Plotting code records

◆ ◆ ◆ ◆ ◆ ◆ ◆

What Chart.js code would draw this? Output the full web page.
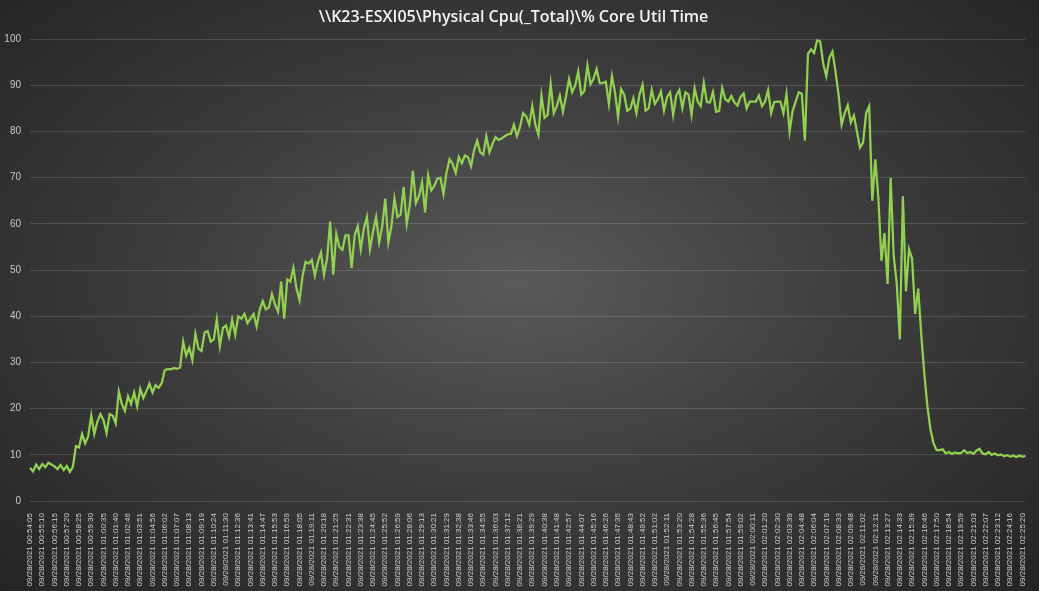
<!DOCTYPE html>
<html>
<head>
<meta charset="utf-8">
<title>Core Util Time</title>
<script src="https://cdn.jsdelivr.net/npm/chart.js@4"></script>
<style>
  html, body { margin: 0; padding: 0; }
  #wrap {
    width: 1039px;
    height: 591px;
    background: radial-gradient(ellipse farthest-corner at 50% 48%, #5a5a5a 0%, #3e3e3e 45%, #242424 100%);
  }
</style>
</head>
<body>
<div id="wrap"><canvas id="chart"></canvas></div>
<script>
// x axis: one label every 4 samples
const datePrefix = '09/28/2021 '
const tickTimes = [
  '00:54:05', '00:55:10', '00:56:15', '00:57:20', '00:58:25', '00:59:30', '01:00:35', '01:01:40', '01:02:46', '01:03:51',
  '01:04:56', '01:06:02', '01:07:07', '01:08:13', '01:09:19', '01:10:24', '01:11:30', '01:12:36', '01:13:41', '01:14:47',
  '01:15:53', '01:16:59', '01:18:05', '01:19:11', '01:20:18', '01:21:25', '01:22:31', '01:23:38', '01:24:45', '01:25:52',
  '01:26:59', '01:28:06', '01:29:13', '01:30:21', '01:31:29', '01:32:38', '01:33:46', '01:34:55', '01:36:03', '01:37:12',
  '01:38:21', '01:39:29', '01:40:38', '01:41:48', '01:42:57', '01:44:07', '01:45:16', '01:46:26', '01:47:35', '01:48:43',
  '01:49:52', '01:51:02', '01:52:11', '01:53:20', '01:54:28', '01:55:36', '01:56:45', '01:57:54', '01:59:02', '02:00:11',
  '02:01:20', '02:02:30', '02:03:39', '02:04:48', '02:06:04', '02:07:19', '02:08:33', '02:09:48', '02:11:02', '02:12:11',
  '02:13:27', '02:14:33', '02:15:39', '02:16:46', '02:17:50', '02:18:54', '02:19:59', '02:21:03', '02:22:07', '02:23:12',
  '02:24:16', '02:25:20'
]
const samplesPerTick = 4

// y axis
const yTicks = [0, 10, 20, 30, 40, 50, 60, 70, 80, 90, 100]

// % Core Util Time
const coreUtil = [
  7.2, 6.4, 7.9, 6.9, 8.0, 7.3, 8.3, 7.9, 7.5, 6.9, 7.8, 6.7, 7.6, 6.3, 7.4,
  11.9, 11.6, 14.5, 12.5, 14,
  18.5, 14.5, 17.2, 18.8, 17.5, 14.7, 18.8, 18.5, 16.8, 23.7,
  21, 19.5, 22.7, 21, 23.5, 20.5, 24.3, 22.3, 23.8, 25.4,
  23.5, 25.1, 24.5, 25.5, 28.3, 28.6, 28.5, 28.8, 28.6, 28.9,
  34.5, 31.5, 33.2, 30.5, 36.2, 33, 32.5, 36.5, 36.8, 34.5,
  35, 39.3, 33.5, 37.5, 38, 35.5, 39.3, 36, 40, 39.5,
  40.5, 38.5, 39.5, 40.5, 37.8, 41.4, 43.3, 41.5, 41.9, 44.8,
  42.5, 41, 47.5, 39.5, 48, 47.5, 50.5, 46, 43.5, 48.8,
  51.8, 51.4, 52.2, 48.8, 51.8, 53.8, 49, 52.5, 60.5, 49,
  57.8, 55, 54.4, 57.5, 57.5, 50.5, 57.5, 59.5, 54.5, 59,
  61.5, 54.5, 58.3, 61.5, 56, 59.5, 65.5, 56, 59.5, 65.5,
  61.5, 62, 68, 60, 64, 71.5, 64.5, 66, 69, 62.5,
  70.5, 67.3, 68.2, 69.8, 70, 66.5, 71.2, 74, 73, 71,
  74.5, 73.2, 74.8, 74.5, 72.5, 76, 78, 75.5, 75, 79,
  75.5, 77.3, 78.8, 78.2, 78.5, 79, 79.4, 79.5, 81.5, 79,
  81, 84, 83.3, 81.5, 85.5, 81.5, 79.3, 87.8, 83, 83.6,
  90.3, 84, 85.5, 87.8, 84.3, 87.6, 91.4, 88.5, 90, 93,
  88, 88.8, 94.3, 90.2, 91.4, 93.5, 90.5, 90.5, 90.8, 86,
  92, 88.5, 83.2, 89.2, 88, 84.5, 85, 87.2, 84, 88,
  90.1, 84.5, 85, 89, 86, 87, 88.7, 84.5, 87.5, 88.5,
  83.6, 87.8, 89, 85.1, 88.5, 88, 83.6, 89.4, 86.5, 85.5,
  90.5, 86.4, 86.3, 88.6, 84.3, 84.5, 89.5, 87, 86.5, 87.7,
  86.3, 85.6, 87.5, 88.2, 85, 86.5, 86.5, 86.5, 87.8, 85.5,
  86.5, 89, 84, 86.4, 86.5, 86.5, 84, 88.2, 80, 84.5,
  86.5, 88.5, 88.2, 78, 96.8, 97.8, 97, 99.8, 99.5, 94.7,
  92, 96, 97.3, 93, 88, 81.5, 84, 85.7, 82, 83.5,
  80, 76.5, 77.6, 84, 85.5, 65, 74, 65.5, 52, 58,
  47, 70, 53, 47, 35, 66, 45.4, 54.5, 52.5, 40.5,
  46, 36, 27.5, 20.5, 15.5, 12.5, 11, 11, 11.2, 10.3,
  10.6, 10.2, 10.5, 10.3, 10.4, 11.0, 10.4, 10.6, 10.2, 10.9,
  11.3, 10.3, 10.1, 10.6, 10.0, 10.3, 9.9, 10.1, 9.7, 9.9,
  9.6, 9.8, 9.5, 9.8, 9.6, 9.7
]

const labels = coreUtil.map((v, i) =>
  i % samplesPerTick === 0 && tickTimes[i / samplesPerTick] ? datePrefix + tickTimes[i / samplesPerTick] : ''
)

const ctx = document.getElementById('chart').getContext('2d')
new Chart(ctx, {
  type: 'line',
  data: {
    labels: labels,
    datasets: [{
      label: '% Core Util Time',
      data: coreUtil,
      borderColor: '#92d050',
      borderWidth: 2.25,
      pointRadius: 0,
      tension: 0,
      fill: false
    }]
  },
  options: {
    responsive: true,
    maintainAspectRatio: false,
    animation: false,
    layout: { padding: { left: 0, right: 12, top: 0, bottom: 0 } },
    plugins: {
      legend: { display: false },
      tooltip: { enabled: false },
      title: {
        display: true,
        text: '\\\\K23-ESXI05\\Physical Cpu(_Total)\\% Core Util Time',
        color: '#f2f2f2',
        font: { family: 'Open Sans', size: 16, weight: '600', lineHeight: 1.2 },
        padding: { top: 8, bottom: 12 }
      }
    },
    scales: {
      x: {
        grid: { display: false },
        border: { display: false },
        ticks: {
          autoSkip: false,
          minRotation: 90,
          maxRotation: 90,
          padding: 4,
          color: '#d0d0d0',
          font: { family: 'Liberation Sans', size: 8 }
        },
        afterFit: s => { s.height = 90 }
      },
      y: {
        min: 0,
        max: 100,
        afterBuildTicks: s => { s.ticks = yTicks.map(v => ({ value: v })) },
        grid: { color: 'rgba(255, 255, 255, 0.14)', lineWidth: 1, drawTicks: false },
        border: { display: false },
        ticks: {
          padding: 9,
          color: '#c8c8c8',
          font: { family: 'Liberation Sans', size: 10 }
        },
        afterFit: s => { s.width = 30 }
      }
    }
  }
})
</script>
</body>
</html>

◆ ◆ ◆ ◆ ◆ ◆ ◆

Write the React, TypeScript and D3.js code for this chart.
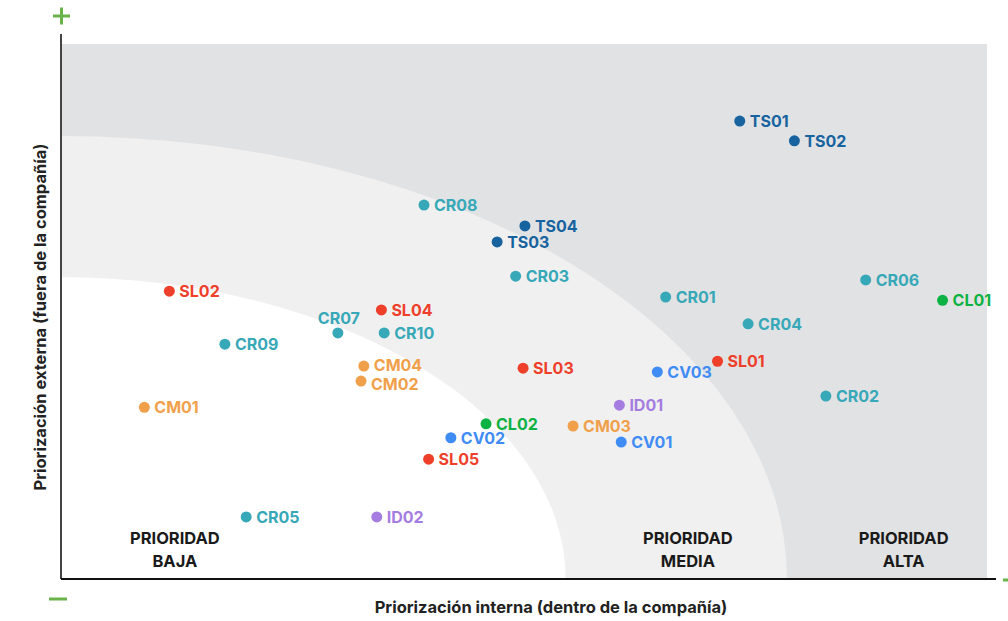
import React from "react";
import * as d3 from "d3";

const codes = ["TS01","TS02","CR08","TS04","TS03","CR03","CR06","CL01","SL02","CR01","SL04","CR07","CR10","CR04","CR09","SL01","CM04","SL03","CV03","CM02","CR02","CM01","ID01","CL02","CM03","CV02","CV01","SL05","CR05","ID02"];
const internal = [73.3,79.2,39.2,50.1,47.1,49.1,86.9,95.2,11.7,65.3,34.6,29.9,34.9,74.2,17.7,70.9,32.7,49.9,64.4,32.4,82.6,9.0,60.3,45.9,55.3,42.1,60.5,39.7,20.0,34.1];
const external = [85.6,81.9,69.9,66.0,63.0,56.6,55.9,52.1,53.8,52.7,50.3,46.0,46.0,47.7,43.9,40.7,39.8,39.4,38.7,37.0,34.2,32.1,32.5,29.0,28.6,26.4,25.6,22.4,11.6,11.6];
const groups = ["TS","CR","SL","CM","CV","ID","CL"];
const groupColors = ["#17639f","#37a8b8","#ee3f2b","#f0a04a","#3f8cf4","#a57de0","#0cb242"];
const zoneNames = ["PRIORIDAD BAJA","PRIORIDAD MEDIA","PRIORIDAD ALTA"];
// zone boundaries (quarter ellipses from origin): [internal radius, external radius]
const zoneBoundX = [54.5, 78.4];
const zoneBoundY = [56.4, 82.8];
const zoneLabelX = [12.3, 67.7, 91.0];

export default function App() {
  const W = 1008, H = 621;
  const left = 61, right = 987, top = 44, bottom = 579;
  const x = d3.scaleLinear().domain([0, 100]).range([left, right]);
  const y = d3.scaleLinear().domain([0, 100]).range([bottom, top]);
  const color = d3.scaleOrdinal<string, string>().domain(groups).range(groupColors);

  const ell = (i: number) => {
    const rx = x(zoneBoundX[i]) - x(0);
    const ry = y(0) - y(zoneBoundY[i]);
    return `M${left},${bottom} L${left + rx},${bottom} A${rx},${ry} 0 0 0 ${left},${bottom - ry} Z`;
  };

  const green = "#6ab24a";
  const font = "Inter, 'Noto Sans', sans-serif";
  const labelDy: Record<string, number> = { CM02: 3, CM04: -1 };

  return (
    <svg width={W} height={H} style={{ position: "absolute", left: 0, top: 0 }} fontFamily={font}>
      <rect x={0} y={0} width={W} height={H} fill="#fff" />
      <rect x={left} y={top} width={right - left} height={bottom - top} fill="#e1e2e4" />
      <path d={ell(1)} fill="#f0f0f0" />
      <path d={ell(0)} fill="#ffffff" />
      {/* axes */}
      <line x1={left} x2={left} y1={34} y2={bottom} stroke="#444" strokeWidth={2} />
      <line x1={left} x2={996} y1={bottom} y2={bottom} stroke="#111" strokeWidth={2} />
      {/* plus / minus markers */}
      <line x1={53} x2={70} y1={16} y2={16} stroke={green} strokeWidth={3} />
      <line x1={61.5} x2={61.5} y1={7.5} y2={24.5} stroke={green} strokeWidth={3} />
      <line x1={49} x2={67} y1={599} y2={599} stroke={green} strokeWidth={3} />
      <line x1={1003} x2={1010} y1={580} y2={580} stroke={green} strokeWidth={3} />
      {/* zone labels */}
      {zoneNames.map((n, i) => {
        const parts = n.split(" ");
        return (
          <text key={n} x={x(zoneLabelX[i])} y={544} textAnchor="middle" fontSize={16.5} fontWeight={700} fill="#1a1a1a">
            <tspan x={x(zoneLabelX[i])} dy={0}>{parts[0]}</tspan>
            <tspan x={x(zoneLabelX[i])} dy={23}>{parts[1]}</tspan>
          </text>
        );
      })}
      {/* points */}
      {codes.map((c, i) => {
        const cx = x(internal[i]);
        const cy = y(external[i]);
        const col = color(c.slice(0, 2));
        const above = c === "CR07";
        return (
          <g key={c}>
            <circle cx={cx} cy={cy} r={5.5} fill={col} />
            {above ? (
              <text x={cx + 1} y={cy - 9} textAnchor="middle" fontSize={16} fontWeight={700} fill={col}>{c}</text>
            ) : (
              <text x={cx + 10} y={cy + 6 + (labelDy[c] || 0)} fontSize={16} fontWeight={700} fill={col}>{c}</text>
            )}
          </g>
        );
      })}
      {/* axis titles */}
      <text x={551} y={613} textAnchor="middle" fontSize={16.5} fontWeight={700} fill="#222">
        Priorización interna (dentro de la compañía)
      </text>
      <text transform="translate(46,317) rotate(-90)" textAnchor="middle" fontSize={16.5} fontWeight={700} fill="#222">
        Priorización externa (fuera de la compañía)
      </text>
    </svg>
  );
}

◆ ◆ ◆ ◆ ◆ ◆ ◆

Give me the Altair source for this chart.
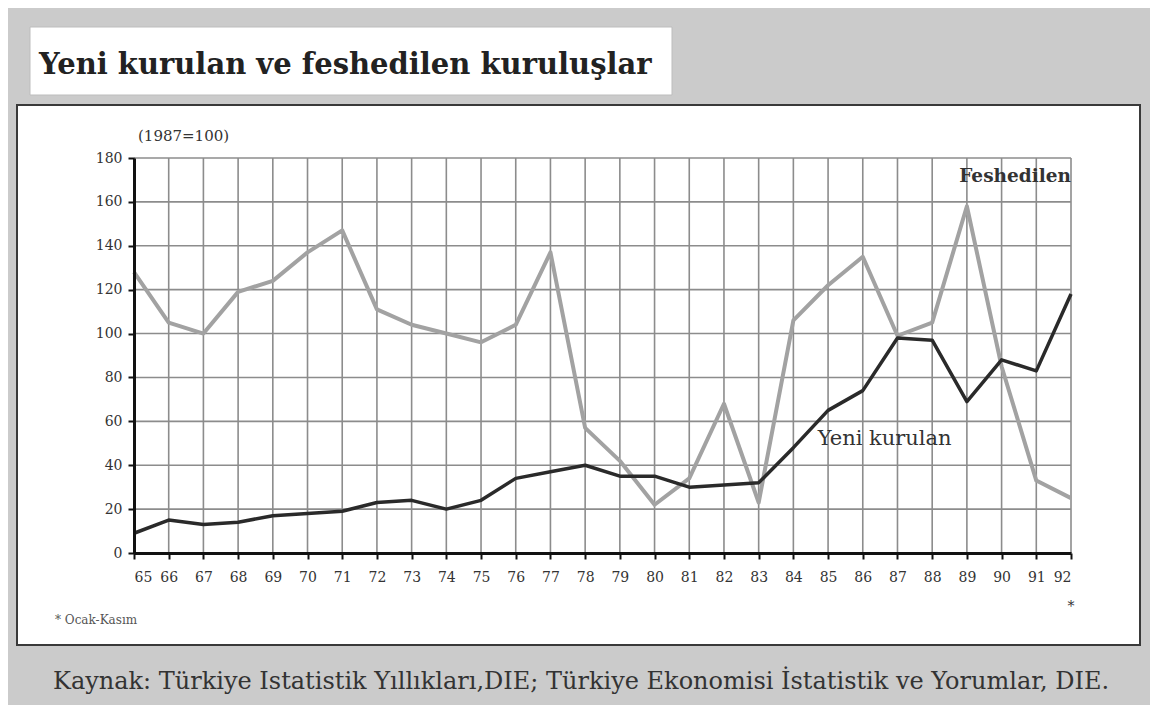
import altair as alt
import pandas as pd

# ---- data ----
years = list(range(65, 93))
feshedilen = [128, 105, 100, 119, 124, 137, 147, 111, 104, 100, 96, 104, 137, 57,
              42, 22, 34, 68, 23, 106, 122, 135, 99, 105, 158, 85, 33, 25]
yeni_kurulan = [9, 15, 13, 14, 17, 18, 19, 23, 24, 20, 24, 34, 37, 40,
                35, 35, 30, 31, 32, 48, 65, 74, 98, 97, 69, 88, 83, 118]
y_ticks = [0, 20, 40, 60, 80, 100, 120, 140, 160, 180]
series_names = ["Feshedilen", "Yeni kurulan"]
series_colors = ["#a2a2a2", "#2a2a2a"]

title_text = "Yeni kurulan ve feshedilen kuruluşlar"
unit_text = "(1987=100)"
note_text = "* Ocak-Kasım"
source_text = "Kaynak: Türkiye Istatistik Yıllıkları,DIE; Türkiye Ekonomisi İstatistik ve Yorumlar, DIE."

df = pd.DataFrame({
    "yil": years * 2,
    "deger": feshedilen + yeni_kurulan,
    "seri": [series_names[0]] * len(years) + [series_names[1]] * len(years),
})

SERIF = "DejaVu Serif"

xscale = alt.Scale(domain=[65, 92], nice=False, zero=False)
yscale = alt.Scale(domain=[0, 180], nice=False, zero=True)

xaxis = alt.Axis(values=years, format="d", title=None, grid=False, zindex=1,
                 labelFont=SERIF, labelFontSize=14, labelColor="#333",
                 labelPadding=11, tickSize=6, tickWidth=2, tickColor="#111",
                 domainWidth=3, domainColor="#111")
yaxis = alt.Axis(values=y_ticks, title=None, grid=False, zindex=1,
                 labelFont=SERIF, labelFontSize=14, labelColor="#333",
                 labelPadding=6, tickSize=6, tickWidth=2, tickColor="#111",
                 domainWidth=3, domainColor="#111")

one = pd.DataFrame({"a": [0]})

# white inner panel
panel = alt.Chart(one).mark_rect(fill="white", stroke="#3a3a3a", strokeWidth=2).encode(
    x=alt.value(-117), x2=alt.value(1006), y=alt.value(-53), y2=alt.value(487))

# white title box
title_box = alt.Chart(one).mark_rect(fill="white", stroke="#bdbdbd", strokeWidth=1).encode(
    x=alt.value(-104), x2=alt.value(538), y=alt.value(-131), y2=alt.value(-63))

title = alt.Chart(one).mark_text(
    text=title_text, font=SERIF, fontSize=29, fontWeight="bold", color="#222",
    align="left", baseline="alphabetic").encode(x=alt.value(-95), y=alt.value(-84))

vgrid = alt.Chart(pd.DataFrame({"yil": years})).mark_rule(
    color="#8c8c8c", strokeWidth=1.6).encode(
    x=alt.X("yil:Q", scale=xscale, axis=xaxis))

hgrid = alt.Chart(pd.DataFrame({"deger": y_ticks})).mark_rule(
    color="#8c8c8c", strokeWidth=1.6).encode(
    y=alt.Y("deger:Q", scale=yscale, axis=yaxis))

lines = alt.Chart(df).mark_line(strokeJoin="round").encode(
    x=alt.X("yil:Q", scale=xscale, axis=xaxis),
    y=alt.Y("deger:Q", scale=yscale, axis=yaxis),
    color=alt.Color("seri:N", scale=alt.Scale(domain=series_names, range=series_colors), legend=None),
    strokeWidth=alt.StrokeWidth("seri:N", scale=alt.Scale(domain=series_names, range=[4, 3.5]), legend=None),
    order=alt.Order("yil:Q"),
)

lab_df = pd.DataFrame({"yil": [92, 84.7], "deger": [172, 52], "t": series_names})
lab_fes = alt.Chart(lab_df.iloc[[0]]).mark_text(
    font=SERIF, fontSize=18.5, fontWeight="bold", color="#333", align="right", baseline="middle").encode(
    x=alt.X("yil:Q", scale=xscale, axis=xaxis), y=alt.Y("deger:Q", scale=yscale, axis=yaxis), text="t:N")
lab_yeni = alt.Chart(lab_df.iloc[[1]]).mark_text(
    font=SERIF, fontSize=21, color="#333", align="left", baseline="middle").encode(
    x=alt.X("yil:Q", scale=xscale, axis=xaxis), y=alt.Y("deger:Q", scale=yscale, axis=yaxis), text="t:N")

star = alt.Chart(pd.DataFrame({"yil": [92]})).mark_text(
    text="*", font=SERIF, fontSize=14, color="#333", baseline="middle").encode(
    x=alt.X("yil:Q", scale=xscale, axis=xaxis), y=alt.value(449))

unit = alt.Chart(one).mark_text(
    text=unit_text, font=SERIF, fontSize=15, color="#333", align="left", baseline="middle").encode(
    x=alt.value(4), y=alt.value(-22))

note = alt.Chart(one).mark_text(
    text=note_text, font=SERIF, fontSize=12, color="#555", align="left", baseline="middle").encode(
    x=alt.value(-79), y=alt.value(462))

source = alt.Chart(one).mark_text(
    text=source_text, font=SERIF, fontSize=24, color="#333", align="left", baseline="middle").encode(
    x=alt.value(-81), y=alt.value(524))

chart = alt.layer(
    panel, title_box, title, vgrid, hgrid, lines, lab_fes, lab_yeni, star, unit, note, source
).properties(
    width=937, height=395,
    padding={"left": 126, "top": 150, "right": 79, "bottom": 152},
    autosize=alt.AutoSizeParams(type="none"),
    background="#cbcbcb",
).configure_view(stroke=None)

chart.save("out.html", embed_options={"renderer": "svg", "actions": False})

◆ ◆ ◆ ◆ ◆ ◆ ◆

▶ JOB
Begin with the line that contains "What Chart.js code" and end with the line that contains "80, 90, 100]"; write out both and all lines between exactly, but no pictures.

▶ RESULT FOR THIS TASK
What Chart.js code would draw this? Output the full web page.
<!DOCTYPE html>
<html>
<head>
<meta charset="utf-8">
<title>Core Util Time</title>
<script src="https://cdn.jsdelivr.net/npm/chart.js@4"></script>
<style>
  html, body { margin: 0; padding: 0; }
  #wrap {
    width: 1039px;
    height: 591px;
    background: radial-gradient(ellipse farthest-corner at 50% 48%, #5a5a5a 0%, #3e3e3e 45%, #242424 100%);
  }
</style>
</head>
<body>
<div id="wrap"><canvas id="chart"></canvas></div>
<script>
// x axis: one label every 4 samples
const datePrefix = '09/28/2021 '
const tickTimes = [
  '00:54:05', '00:55:10', '00:56:15', '00:57:20', '00:58:25', '00:59:30', '01:00:35', '01:01:40', '01:02:46', '01:03:51',
  '01:04:56', '01:06:02', '01:07:07', '01:08:13', '01:09:19', '01:10:24', '01:11:30', '01:12:36', '01:13:41', '01:14:47',
  '01:15:53', '01:16:59', '01:18:05', '01:19:11', '01:20:18', '01:21:25', '01:22:31', '01:23:38', '01:24:45', '01:25:52',
  '01:26:59', '01:28:06', '01:29:13', '01:30:21', '01:31:29', '01:32:38', '01:33:46', '01:34:55', '01:36:03', '01:37:12',
  '01:38:21', '01:39:29', '01:40:38', '01:41:48', '01:42:57', '01:44:07', '01:45:16', '01:46:26', '01:47:35', '01:48:43',
  '01:49:52', '01:51:02', '01:52:11', '01:53:20', '01:54:28', '01:55:36', '01:56:45', '01:57:54', '01:59:02', '02:00:11',
  '02:01:20', '02:02:30', '02:03:39', '02:04:48', '02:06:04', '02:07:19', '02:08:33', '02:09:48', '02:11:02', '02:12:11',
  '02:13:27', '02:14:33', '02:15:39', '02:16:46', '02:17:50', '02:18:54', '02:19:59', '02:21:03', '02:22:07', '02:23:12',
  '02:24:16', '02:25:20'
]
const samplesPerTick = 4

// y axis
const yTicks = [0, 10, 20, 30, 40, 50, 60, 70, 80, 90, 100]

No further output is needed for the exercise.